China’s Vice Foreign Minister Kong Xuanyou was in Bhutan this week for a two-day visit, marking the highest-level Chinese diplomatic interaction with the Bhutanese government since last year’s standoff between the two countries on a piece of disputed territory known as Doklam.
China and Bhutan do not have formal diplomatic ties and Bhutan is one of two countries — the other being India — with whom China has outstanding and unsettled border disputes. “The two sides exchanged in-depth views on the China-Bhutan relations and border issues and reached common understandings,” Geng Shuang, a spokesperson for the Chinese Ministry of Foreign Affairs noted earlier this week in a press conference.

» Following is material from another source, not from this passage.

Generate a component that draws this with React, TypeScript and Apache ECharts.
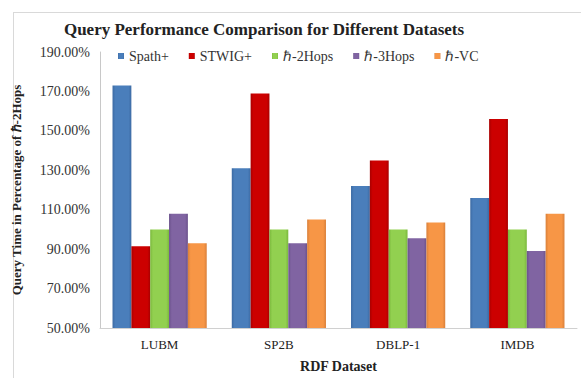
import React, { useEffect, useRef } from "react";
import * as echarts from "echarts";

const categories = ["LUBM", "SP2B", "DBLP-1", "IMDB"];
const seriesNames = ["Spath+", "STWIG+", "ℏ-2Hops", "ℏ-3Hops", "ℏ-VC"];
const spathValues = [173, 131, 122, 116];
const stwigValues = [91.5, 169, 135, 156];
const hop2Values = [100, 100, 100, 100];
const hop3Values = [108, 93, 95.5, 89];
const vcValues = [93, 105, 103.5, 108];
const seriesValues = [spathValues, stwigValues, hop2Values, hop3Values, vcValues];
const colors = ["#4a7ebb", "#cc0000", "#92d050", "#8064a2", "#f79646"];
const darkColors = ["#3c6aa3", "#a80000", "#7ab83c", "#6b528c", "#d9803a"];

const FONT = "Liberation Serif";

export default function App() {
  const ref = useRef<HTMLDivElement>(null);
  useEffect(() => {
    if (!ref.current) return;
    const chart = echarts.init(ref.current, null, { renderer: "svg" });
    chart.setOption({
      animation: false,
      backgroundColor: "#ffffff",
      title: {
        text: "Query Performance Comparison for Different Datasets",
        left: 259,
        top: 16,
        textAlign: "center",
        textStyle: { fontFamily: FONT, fontSize: 17, fontWeight: "bold", color: "#222" },
      },
      legend: {
        top: 44,
        left: 113,
        itemWidth: 6,
        itemHeight: 6,
        itemGap: 20,
        icon: "rect",
        textStyle: { fontFamily: FONT, fontSize: 14, color: "#333" },
        data: seriesNames,
      },
      graphic: [
        { type: "line", shape: { x1: 13.5, y1: 12, x2: 13.5, y2: 378 }, style: { stroke: "#d9d9d9", lineWidth: 1 } },
        { type: "line", shape: { x1: 13, y1: 12.5, x2: 581, y2: 12.5 }, style: { stroke: "#d9d9d9", lineWidth: 1 } },
      ],
      grid: { left: 100, right: 4, top: 52, bottom: 49 },
      xAxis: {
        type: "category",
        data: categories,
        name: "RDF Dataset",
        nameLocation: "middle",
        nameGap: 31,
        nameTextStyle: { fontFamily: FONT, fontSize: 14, fontWeight: "bold", color: "#222" },
        axisLine: { lineStyle: { color: "#d0d0d0" } },
        axisTick: { show: false },
        axisLabel: { fontFamily: FONT, fontSize: 13, color: "#222", margin: 10 },
      },
      yAxis: {
        type: "value",
        min: 50,
        max: 190,
        interval: 20,
        name: "Query Time in Percentage of ℏ-2Hops",
        nameLocation: "middle",
        nameGap: 77,
        nameTextStyle: { fontFamily: FONT, fontSize: 13, fontWeight: "bold", color: "#222" },
        axisLine: { show: true, lineStyle: { color: "#c8c8c8" } },
        axisTick: { show: false },
        splitLine: { show: false },
        axisLabel: {
          fontFamily: FONT,
          fontSize: 14,
          color: "#333",
          margin: 10,
          formatter: (v: number) => v.toFixed(2) + "%",
        },
      },
      series: seriesNames.map((name, i) => ({
        name,
        type: "bar",
        data: seriesValues[i],
        barGap: "0%",
        barCategoryGap: "21%",
        itemStyle: {
          color: new echarts.graphic.LinearGradient(0, 0, 1, 0, [
            { offset: 0, color: darkColors[i] },
            { offset: 0.15, color: colors[i] },
            { offset: 0.85, color: colors[i] },
            { offset: 1, color: darkColors[i] },
          ]),
        },
      })),
    });
    return () => chart.dispose();
  }, []);
  return <div ref={ref} style={{ position: "fixed", left: 0, top: 0, width: 581, height: 378 }} />;
}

In Bhutan, Kong met with a range of Bhutanese officials, including Prime Minister Tshering Tobgay, and the country’s King Jigme Khesar Namgyel Wangchuck.
Kong’s visit to Bhutan was watched closely by India, Bhutan’s traditionally closest diplomatic partner. The two countries have close military ties and a Treaty of Friendship.
Last year, following an incursion by Chinese People’s Liberation Army troops onto territory disputed between China and Bhutan, the Indian Army from the neighboring Indian state of Sikkim intervened, resulting in a 72-day-long military standoff. Throughout the standoff, Bhutan maintained a low-profile public stance.
Without formal diplomatic ties, Bhutan and China normally interface diplomatically through their envoys to New Delhi. Accordingly, Chinese Ambassador to India Luo Zhaohui accompanied Kong on his trip to the country.
Bhutan and China have had 24 rounds of formal border negotiations. The two countries dispute territory in three major sectors, with the Doklam sector bearing the greatest strategic importance for China. Accordingly, India is thought to have pressured the Bhutanese government in the past to resist concessions to China in the western sector, where Doklam lies.
Beyond limited public messaging by the Bhutanese government — including a single tweet by the prime minister and a brief statement from the foreign ministry — and the Chinese Foreign Ministry spokesperson’s statement and accompanying official statement, little is known about the specifics of Kong’s deliberations in Bhutan.
Last year’s Doklam standoff laid bare tiny Bhutan’s growing geopolitical salience in the Himalayas. Kong’s trip to the country precedes critical elections later this year for the country’s 47-member National Assembly too.
Prior to his trip to Bhutan, Kong had visited New Delhi at least twice earlier this year. The Indian Express, citing sources in India, said that the Bhutanese government kept India “in the loop” on Kong’s trip.